**Problem to work on**. Return the material word for word. Do not include pictures.

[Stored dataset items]
━━━━━━━━━━━━━━━━━━━━━━━━━━━━━━

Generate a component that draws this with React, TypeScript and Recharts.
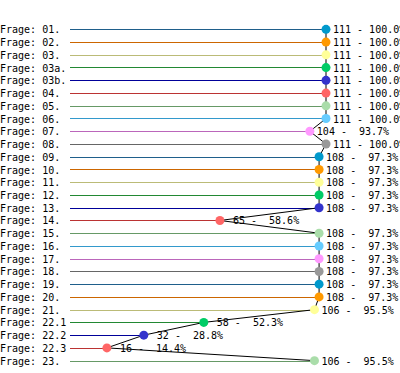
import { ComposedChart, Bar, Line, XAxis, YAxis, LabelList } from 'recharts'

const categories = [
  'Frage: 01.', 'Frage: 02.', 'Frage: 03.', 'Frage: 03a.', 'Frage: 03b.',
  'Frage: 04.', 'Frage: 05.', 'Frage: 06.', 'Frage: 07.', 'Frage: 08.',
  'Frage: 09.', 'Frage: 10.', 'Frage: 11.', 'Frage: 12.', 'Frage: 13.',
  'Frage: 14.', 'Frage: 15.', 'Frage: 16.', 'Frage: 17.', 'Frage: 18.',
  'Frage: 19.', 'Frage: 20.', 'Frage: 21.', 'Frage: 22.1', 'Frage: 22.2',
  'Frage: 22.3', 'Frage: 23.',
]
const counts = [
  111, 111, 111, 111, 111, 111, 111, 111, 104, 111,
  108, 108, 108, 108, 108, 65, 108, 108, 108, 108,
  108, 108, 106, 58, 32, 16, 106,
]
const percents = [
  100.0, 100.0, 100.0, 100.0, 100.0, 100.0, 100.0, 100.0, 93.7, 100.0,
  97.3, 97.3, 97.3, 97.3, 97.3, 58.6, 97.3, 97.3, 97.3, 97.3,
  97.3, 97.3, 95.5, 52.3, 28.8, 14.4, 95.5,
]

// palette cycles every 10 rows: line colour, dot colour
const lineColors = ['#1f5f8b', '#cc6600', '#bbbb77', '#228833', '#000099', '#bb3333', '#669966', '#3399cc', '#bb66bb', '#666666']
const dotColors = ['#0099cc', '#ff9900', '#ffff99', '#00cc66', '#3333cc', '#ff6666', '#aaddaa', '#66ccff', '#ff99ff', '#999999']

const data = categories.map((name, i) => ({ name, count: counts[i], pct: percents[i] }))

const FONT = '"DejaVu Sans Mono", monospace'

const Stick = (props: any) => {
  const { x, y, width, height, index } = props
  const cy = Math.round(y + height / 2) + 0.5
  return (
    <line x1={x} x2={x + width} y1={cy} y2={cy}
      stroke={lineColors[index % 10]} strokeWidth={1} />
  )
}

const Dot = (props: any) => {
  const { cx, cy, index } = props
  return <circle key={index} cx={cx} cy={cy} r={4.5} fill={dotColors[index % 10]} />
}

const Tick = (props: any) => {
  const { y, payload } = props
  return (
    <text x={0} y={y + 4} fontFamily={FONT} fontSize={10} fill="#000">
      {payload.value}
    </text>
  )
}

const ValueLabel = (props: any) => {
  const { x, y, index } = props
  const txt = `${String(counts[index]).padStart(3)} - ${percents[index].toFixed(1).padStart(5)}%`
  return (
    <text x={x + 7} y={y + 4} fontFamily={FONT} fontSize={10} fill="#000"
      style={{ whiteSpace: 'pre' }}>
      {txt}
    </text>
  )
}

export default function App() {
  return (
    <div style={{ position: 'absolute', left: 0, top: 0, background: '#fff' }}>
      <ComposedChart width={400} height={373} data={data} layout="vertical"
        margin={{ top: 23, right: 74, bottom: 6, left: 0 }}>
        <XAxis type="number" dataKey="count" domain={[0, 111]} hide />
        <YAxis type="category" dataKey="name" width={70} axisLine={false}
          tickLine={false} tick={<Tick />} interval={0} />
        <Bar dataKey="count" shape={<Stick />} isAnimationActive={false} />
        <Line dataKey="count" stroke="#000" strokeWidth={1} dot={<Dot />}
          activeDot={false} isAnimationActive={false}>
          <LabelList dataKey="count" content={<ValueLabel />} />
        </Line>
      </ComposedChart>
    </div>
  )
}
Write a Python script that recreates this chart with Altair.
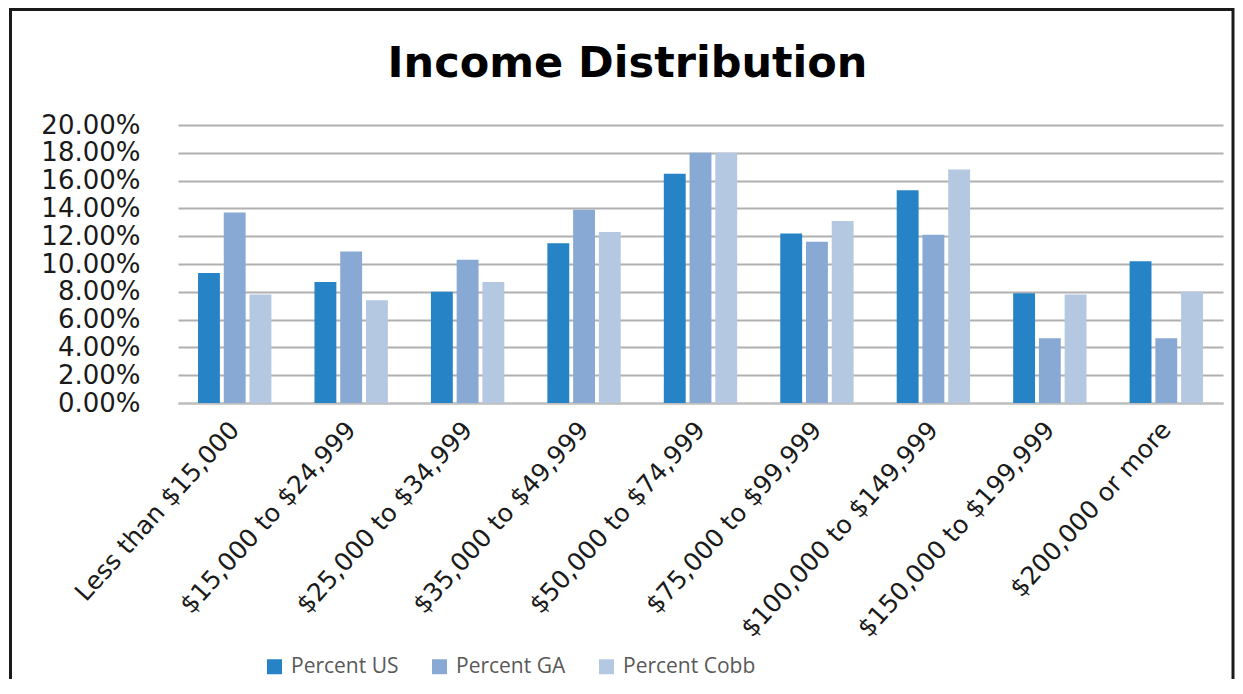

━━━━━━━━━━━━━━━━━━━━━━━━━━━━━━

**Answer below**.
Generate a component that draws this with React, TypeScript and Recharts.
import { ComposedChart, Bar, Line, XAxis, YAxis, LabelList } from 'recharts'

const categories = [
  'Frage: 01.', 'Frage: 02.', 'Frage: 03.', 'Frage: 03a.', 'Frage: 03b.',
  'Frage: 04.', 'Frage: 05.', 'Frage: 06.', 'Frage: 07.', 'Frage: 08.',
  'Frage: 09.', 'Frage: 10.', 'Frage: 11.', 'Frage: 12.', 'Frage: 13.',
  'Frage: 14.', 'Frage: 15.', 'Frage: 16.', 'Frage: 17.', 'Frage: 18.',
  'Frage: 19.', 'Frage: 20.', 'Frage: 21.', 'Frage: 22.1', 'Frage: 22.2',
  'Frage: 22.3', 'Frage: 23.',
]
const counts = [
  111, 111, 111, 111, 111, 111, 111, 111, 104, 111,
  108, 108, 108, 108, 108, 65, 108, 108, 108, 108,
  108, 108, 106, 58, 32, 16, 106,
]
const percents = [
  100.0, 100.0, 100.0, 100.0, 100.0, 100.0, 100.0, 100.0, 93.7, 100.0,
  97.3, 97.3, 97.3, 97.3, 97.3, 58.6, 97.3, 97.3, 97.3, 97.3,
  97.3, 97.3, 95.5, 52.3, 28.8, 14.4, 95.5,
]

// palette cycles every 10 rows: line colour, dot colour
const lineColors = ['#1f5f8b', '#cc6600', '#bbbb77', '#228833', '#000099', '#bb3333', '#669966', '#3399cc', '#bb66bb', '#666666']
const dotColors = ['#0099cc', '#ff9900', '#ffff99', '#00cc66', '#3333cc', '#ff6666', '#aaddaa', '#66ccff', '#ff99ff', '#999999']

const data = categories.map((name, i) => ({ name, count: counts[i], pct: percents[i] }))

const FONT = '"DejaVu Sans Mono", monospace'

const Stick = (props: any) => {
  const { x, y, width, height, index } = props
  const cy = Math.round(y + height / 2) + 0.5
  return (
    <line x1={x} x2={x + width} y1={cy} y2={cy}
      stroke={lineColors[index % 10]} strokeWidth={1} />
  )
}

const Dot = (props: any) => {
  const { cx, cy, index } = props
  return <circle key={index} cx={cx} cy={cy} r={4.5} fill={dotColors[index % 10]} />
}

const Tick = (props: any) => {
  const { y, payload } = props
  return (
    <text x={0} y={y + 4} fontFamily={FONT} fontSize={10} fill="#000">
      {payload.value}
    </text>
  )
}

const ValueLabel = (props: any) => {
  const { x, y, index } = props
  const txt = `${String(counts[index]).padStart(3)} - ${percents[index].toFixed(1).padStart(5)}%`
  return (
    <text x={x + 7} y={y + 4} fontFamily={FONT} fontSize={10} fill="#000"
      style={{ whiteSpace: 'pre' }}>
      {txt}
    </text>
  )
}

export default function App() {
  return (
    <div style={{ position: 'absolute', left: 0, top: 0, background: '#fff' }}>
      <ComposedChart width={400} height={373} data={data} layout="vertical"
        margin={{ top: 23, right: 74, bottom: 6, left: 0 }}>
        <XAxis type="number" dataKey="count" domain={[0, 111]} hide />
        <YAxis type="category" dataKey="name" width={70} axisLine={false}
          tickLine={false} tick={<Tick />} interval={0} />
        <Bar dataKey="count" shape={<Stick />} isAnimationActive={false} />
        <Line dataKey="count" stroke="#000" strokeWidth={1} dot={<Dot />}
          activeDot={false} isAnimationActive={false}>
          <LabelList dataKey="count" content={<ValueLabel />} />
        </Line>
      </ComposedChart>
    </div>
  )
}
Write a Python script that recreates this chart with Altair.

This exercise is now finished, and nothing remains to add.